Ceci étant, la moyenne non pondérée du ratio impôt/PIB des pays étudiés, égale à 19% en 2015, reste faible. Elle est inférieure à la moyenne en Amérique Latine (23%) et à celle des pays de l’OCDE (34%).

De plus, cette augmentation de la mobilisation des recettes domestiques est encore insuffisante pour financer le développement de ces pays. Sans compter que l’aide au développement vers l’Afrique a diminué en 2015 et en 2016 à 50 milliards de dollar (contre 54 en 2014)La question est de savoir comment les pays africains peuvent opérer une transition en remplaçant l’aide par des ressources domestiques, ce qui n’est pas encore le cas.

En attendant, ils doivent se tourner vers les marchés internationaux pour se financer via l’emprunt, avec toutes les problématiques que l’on connait liées à la possible augmentation des taux d’intérêt et au fait que certaines devises africaines ont été dépréciées significativement vis-à-vis du dollar américain.

À quoi est due cette augmentation générale des recettes fiscales en pourcentage du PIB ?
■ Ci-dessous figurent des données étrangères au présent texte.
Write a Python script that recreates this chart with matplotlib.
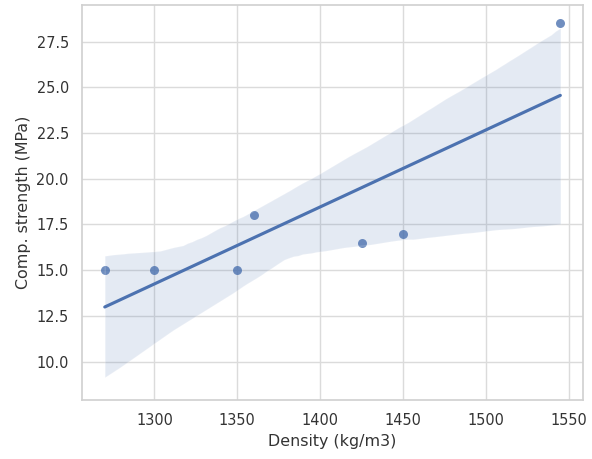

Elle est due à deux facteurs. D’abord, la bonne performance des économies africaines, et notamment leur forte croissance, ensuite l’augmentation des capacités à taxer, notamment de la TVA, des administrations fiscales.

 

 

La fiscalité des pays étudiés est-elle plutôt régressive ou progressive ?

Notre étude ne rentre pas dans ce détail. Mais on peut faire des conjectures et conclure que dans la majorité des pays étudiés, la fiscalité est plutôt régressive : les recettes provenant des taxes de biens et de services (comme la TVA) – qui touchent tous les contribuables de la même façon, quel que soit leur niveau de revenu –  représentent en moyenne 57% des recettes fiscales de ces pays, contre une moyenne de 33% dans les pays de l’OCDE. Au Togo, par exemple, ces recettes atteignent même 78% des recettes fiscales, alors que l’impôt sur le revenu génère moins de 20% des recettes fiscales.
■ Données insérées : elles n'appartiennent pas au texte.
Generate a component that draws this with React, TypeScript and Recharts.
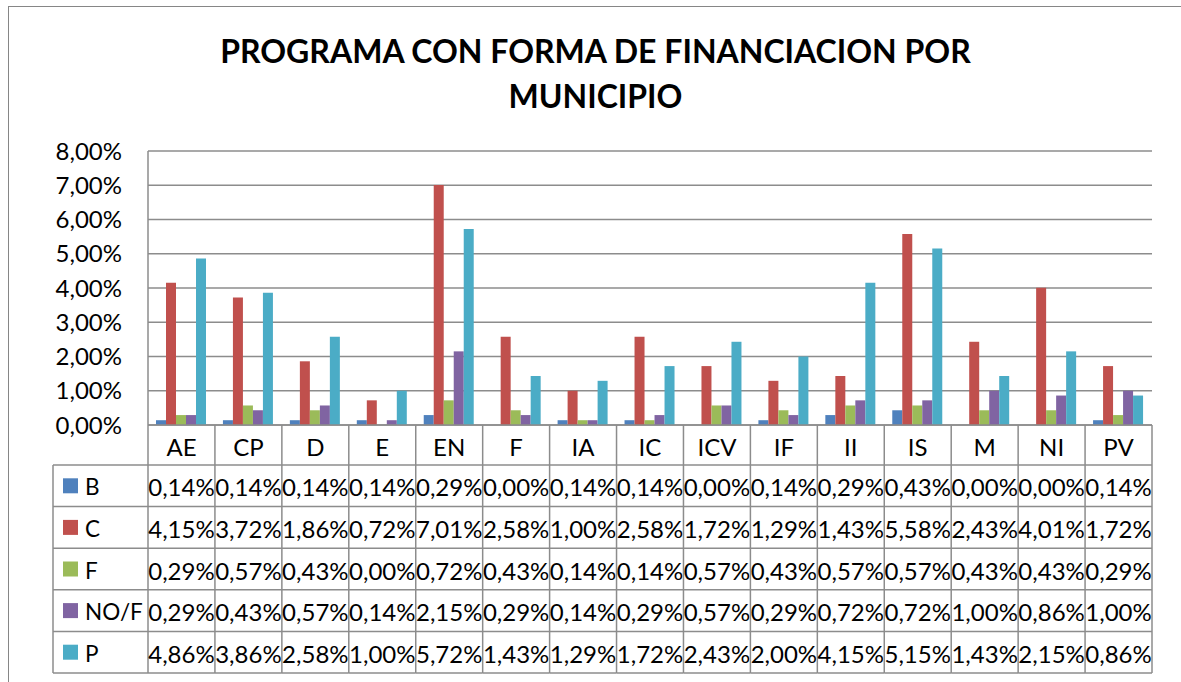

La part des impôts sur le revenu et les bénéfices représente, elle, seulement 32,4 % des recettes fiscales totales. Les problèmes d’évasion fiscale, fraude et optimisation sont loin d’être résolus.

Quels sont les axes d’amélioration de la fiscalité des pays étudiés ?

Il faudrait faire émerger les entreprises du secteur informel, qui échappent à l’impôt et qui génèrent une part très importante du PIB des pays de la zone.

Il faudrait aussi mieux lutter contre l’évasion fiscale des grands groupes et des grandes fortunes, via l’échange d’informations  bancaires et le renforcement des capacités des administrations africaines. L’OCDE et le PNUD travaillent déjà sur cette problématique, par exemple au travers de la mobilisation des « inspecteurs fiscaux sans frontières », mis à disposition par des administrations des pays de l’OCDE.

Un autre point important est le renforcement de la capacité des pays au sous-sol riche à élaborer des contrats avec les compagnies minières. Certains gouvernements ont signés des contrats miniers pas toujours très équitables. Nous travaillons avec ces pays pour qu’ils négocient mieux ces contrats dans le cadres de l’initiative CONNEX du G7.

La question des niches fiscales doit aussi être abordée. Les incitations fiscales pour attirer les investissement des entreprises ont de très faible retombées économiques. Ces incitations sont créées par les agences de promotion de l’investissement, souvent sans dialogue avec les administration fiscales. Ces incitations peuvent entraîner les pays dans une compétition fiscale négative.